Forever the Sickest Kids – J.A.C.K.
Record Label: Fearless Records
Release Date: June 25, 2013
I’ve been a fan of Forever the Sickest Kids ever since my friend told me that lead singer Jonathan Cook said at a concert in Dallas that they were going to tour with Blink-182 in the near future (2008). I was of course skeptical like most people, (it was an obvious joke) but I went ahead and listened to the band’s first album, Underdog Alma Mater. I thoroughly enjoyed the album and became a quick fan. Their material between then and now has been largely hit or miss for many of their fans. Some people have loved every note of music from the band, some have disliked it all, and there are many people who fall in-between. I am one of the in-between people. I think the band had plenty of great ideas on both of the next two releases, The Weekend: Friday EP, and their Self-Titled album. My friends and I would play Underdog Alma Mater on full blast in our cars as we would drive around town, but I never had the desire to do that with the next two releases. This album, however, has finally been worth all of the patience.
The album name, J.A.C.K. is an acronym for the names of the band members: Jonathan, Austin, Caleb and Kyle. The first two songs the band released ahead of time were “Chin Up Kid” and “Nice to Meet You”. These songs demonstrate an issue with this album. They do not stand out as “Big Hit” songs like some of their past popular songs like “Whoa Oh!”, “She’s a Lady” and “Keep on Bringing Me Down”. I think it’s necessary to have a great song to draw people into listening to the album. Thankfully the album is really solid as a whole. I thoroughly enjoy both songs because they fit in perfectly with the whole album. Patrick Stump from Fall Out Boy helped produce and write the fourth track “Nikki”. This is one of my favorites so far and I think the band would have really benefited from having him sing on the track as well. I think with Stump featured on the track it could have been that “Big Song” that got people listening.
I get the overwhelming feeling that FTSK heard “Some Nights” by Fun. on the radio and said to themselves “We can do that too.” The track “Ritalin (Born in America)” starts out with autotuned vocals very similar to “Some Nights”. The band seems to have meshed their established sound with the “effects and electronic noises” that are popular on many mainstream songs on the radio today. They did a very good job. They did it in a way that won’t alienate their fans, but might also draw in new fans. The song “Count on Me (For Nothing)” shows that the band was determined to try new things. I would argue that it is the most “different” song in their catalogue. The song has a unique choir/gang vocals part that came out very well.

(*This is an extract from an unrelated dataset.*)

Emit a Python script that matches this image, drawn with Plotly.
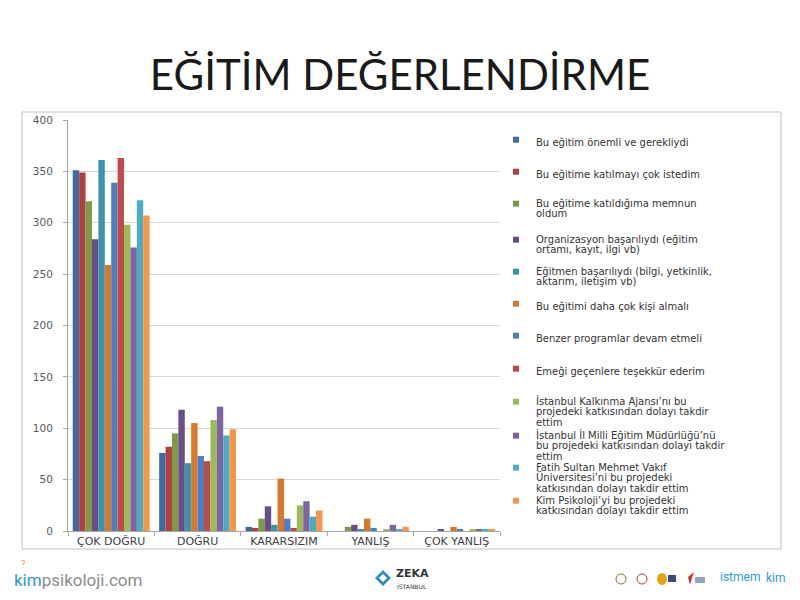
import plotly.graph_objects as go

# ---------------- data ----------------
categories = ["ÇOK DOĞRU", "DOĞRU", "KARARSIZIM", "YANLIŞ", "ÇOK YANLIŞ"]

series_names = [
    "Bu eğitim önemli ve gerekliydi",
    "Bu eğitime katılmayı çok istedim",
    "Bu eğitime katıldığıma memnun<br>oldum",
    "Organizasyon başarılıydı (eğitim<br>ortamı, kayıt, ilgi vb)",
    "Eğitmen başarılıydı (bilgi, yetkinlik,<br>aktarım, iletişim vb)",
    "Bu eğitimi daha çok kişi almalı",
    "Benzer programlar devam etmeli",
    "Emeği geçenlere teşekkür ederim",
    "İstanbul Kalkınma Ajansı’nı bu<br>projedeki katkısından dolayı takdir<br>ettim",
    "İstanbul İl Milli Eğitim Müdürlüğü’nü<br>bu projedeki katkısından dolayı takdir<br>ettim",
    "Fatih Sultan Mehmet Vakıf<br>Üniversitesi’ni bu projedeki<br>katkısından dolayı takdir ettim",
    "Kim Psikoloji’yi bu projedeki<br>katkısından dolayı takdir ettim",
]

s01 = [351, 76, 4, 0, 0]
s02 = [349, 82, 3, 0, 0]
s03 = [321, 95, 12, 4, 0]
s04 = [284, 118, 24, 6, 1]
s05 = [361, 66, 6, 1, 0]
s06 = [259, 105, 51, 12, 4]
s07 = [339, 73, 12, 3, 2]
s08 = [363, 68, 3, 0, 0]
s09 = [298, 108, 25, 2, 1]
s10 = [276, 121, 29, 6, 2]
s11 = [322, 93, 14, 2, 2]
s12 = [307, 99, 20, 4, 2]
series_values = [s01, s02, s03, s04, s05, s06, s07, s08, s09, s10, s11, s12]

colors = ["#3D6AA3", "#B43F3C", "#7E9A46", "#6A4E8A", "#3B94AE", "#D9772C",
          "#4B7FC0", "#C14A48", "#9BBB59", "#8064A2", "#4BACC6", "#F79646"]

y_ticks = [0, 50, 100, 150, 200, 250, 300, 350, 400]

# legend first-line y positions (pixels from top)
legend_rows = [142, 174, 206, 242, 274, 306, 338, 371, 404, 438, 470, 503]

# ---------------- layout helpers ----------------
W, H = 800, 600
PL, PR, PT, PB = 68, 500, 120, 531  # plot area in pixels


def px(x):
    return (x - PL) / (PR - PL)


def py(y):
    return (PB - y) / (PB - PT)


fig = go.Figure()

FONT = "DejaVu Sans"
LEG_TXT = 10

for i, (name, vals, col) in enumerate(zip(series_names, series_values, colors)):
    lg = "legend" if i == 0 else f"legend{i + 1}"
    fig.add_trace(go.Bar(
        x=categories, y=vals, name=name.replace("<br>", " "),
        marker=dict(color=col, line=dict(width=0)),
        showlegend=False, legendgroup=f"g{i}",
    ))
    styled = "<br>".join(
        f"<span style='font-size:{LEG_TXT}px'>{part}</span>" for part in name.split("<br>")
    )
    fig.add_trace(go.Scatter(
        x=[None], y=[None], mode="markers", name=styled,
        marker=dict(symbol="square", size=6, color=col),
        showlegend=True, legendgroup=f"g{i}", legend=lg,
        hoverinfo="skip",
    ))

layout_legends = {}
for i, row in enumerate(legend_rows):
    key = "legend" if i == 0 else f"legend{i + 1}"
    layout_legends[key] = dict(
        xref="container", yref="container",
        x=496 / W, y=1 - (row - 14) / H,
        xanchor="left", yanchor="top",
        valign="top",
        bgcolor="rgba(0,0,0,0)",
        font=dict(family=FONT, size=8, color="#333333"),
        itemwidth=30,
    )

fig.update_layout(
    width=W, height=H,
    margin=dict(l=PL, r=W - PR, t=PT, b=H - PB, autoexpand=False),
    paper_bgcolor="white", plot_bgcolor="white",
    barmode="group", bargap=0.11, bargroupgap=0,
    title=dict(
        text="EĞİTİM DEĞERLENDİRME",
        font=dict(family="Lato", size=42, color="#1a1a1a"),
        x=0.5, xref="container", xanchor="center",
        y=1 - 75 / H, yref="container", yanchor="middle",
    ),
    xaxis=dict(
        type="category",
        showline=True, linecolor="#A6A6A6", linewidth=1,
        ticks="outside", tickson="boundaries", ticklen=4, tickcolor="#A6A6A6",
        tickangle=0, automargin=False,
        tickfont=dict(family=FONT, size=11, color="#404040"),
        showgrid=False, zeroline=False,
    ),
    yaxis=dict(
        range=[0, 400], tickvals=y_ticks,
        showline=True, linecolor="#A6A6A6", linewidth=1,
        ticks="outside", ticklen=4, tickcolor="#A6A6A6",
        ticklabelstandoff=8, automargin=False,
        tickfont=dict(family=FONT, size=10.5, color="#595959"),
        showgrid=True, gridcolor="#D9D9D9", gridwidth=1,
        zeroline=False,
    ),
    hovermode="closest",
    **layout_legends,
)

shapes = []
# chart frame
shapes.append(dict(type="rect", xref="paper", yref="paper",
                   x0=px(22), x1=px(781), y0=py(549), y1=py(112),
                   line=dict(color="#BFBFBF", width=1), layer="below"))
# ZEKA logo diamond
shapes.append(dict(type="path", xref="paper", yref="paper",
                   path=f"M {px(375)} {py(578)} L {px(383)} {py(570)} L {px(391)} {py(578)} L {px(383)} {py(586)} Z",
                   fillcolor="#2E8FC0", line=dict(width=0)))
shapes.append(dict(type="path", xref="paper", yref="paper",
                   path=f"M {px(379)} {py(578)} L {px(383)} {py(574)} L {px(387)} {py(578)} L {px(383)} {py(582)} Z",
                   fillcolor="white", line=dict(width=0)))
# small partner logos (right footer)
for cx, col in [(621, "#8a6d3b"), (642, "#b33a3a")]:
    shapes.append(dict(type="circle", xref="paper", yref="paper",
                       x0=px(cx - 5), x1=px(cx + 5), y0=py(584), y1=py(574),
                       line=dict(color=col, width=1), fillcolor="white"))
shapes.append(dict(type="circle", xref="paper", yref="paper",
                   x0=px(657), x1=px(667), y0=py(585), y1=py(573),
                   line=dict(width=0), fillcolor="#E8A317"))
shapes.append(dict(type="rect", xref="paper", yref="paper",
                   x0=px(668), x1=px(676), y0=py(582), y1=py(575),
                   line=dict(width=0), fillcolor="#3A4A8C"))
shapes.append(dict(type="path", xref="paper", yref="paper",
                   path=f"M {px(690)} {py(585)} L {px(688)} {py(577)} L {px(694)} {py(572)} L {px(692)} {py(578)} Z",
                   fillcolor="#D32F2F", line=dict(width=0)))
shapes.append(dict(type="rect", xref="paper", yref="paper",
                   x0=px(695), x1=px(705), y0=py(583), y1=py(577),
                   line=dict(width=0), fillcolor="#8fa6c9"))
fig.update_layout(shapes=shapes)

annotations = [
    dict(text="<span style='color:#2A9BD0'>kim</span><span style='color:#8C8C8C'>psikoloji.com</span>",
         xref="paper", yref="paper", x=px(12), y=py(580), xanchor="left", yanchor="middle",
         showarrow=False, font=dict(family="Roboto", size=17)),
    dict(text="?", xref="paper", yref="paper", x=px(23), y=py(564), xanchor="center", yanchor="middle",
         showarrow=False, font=dict(family="Roboto", size=9, color="#F29A2E")),
    dict(text="<b>ZEKA</b>", xref="paper", yref="paper", x=px(394), y=py(573),
         xanchor="left", yanchor="middle", showarrow=False,
         font=dict(family=FONT, size=11, color="#333333")),
    dict(text="İSTANBUL", xref="paper", yref="paper", x=px(395), y=py(586),
         xanchor="left", yanchor="middle", showarrow=False,
         font=dict(family=FONT, size=6, color="#333333")),
    dict(text="istmem", xref="paper", yref="paper", x=px(718), y=py(577),
         xanchor="left", yanchor="middle", showarrow=False,
         font=dict(family="Roboto", size=12, color="#2A9BD0")),
    dict(text="kim", xref="paper", yref="paper", x=px(764), y=py(578),
         xanchor="left", yanchor="middle", showarrow=False,
         font=dict(family="Roboto", size=12, color="#2A9BD0")),
]
fig.update_layout(annotations=annotations)

fig.write_html("out.html")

By now FTSK have an established pattern of having a soft/acoustic track as the second to last song on all 3 albums. [“Coffee Break” on Underdog and “Forever Girl” on Self-Titled]. The song, “My Friends Save Me”, is rather “folksy”. It sounds like a combo of acoustic-punk, country, folk, and autotuned backing vocals. It reminds me of Been Bradley (The acoustic/electronic band that Austin and Caleb were in before FTSK.) Another one of my favorites on the album is “Kick It!” It is an unashamed, very poppy summer jam. I have been listening to Underdog Alma Mater in preparation for the new music, and as I have noticed before, I always want to tap my feet and shake my head along with music on that album. This song reminds me the most of that era of FTSK. By the third listen I was already nodding my head to “Kick It!”
The band said they wrote 46 songs during production and I honestly think it paid off. The 11 songs they went with are really solid and make for a very enjoyable listen. Most of the songs on Underdog Alma Mater had already been released on EPs by FTSK or were previously Been Bradley songs that were reworked. (By the way, “Nice to Meet You” is a reworked version of “America” by Been Bradley. They do that a lot.) My point is, they worked on Underdog for a long time, and that album is a classic. It seems like they worked that hard again for J.A.C.K. I really recommend putting any preconceived notions about the album aside in order to check out this great album.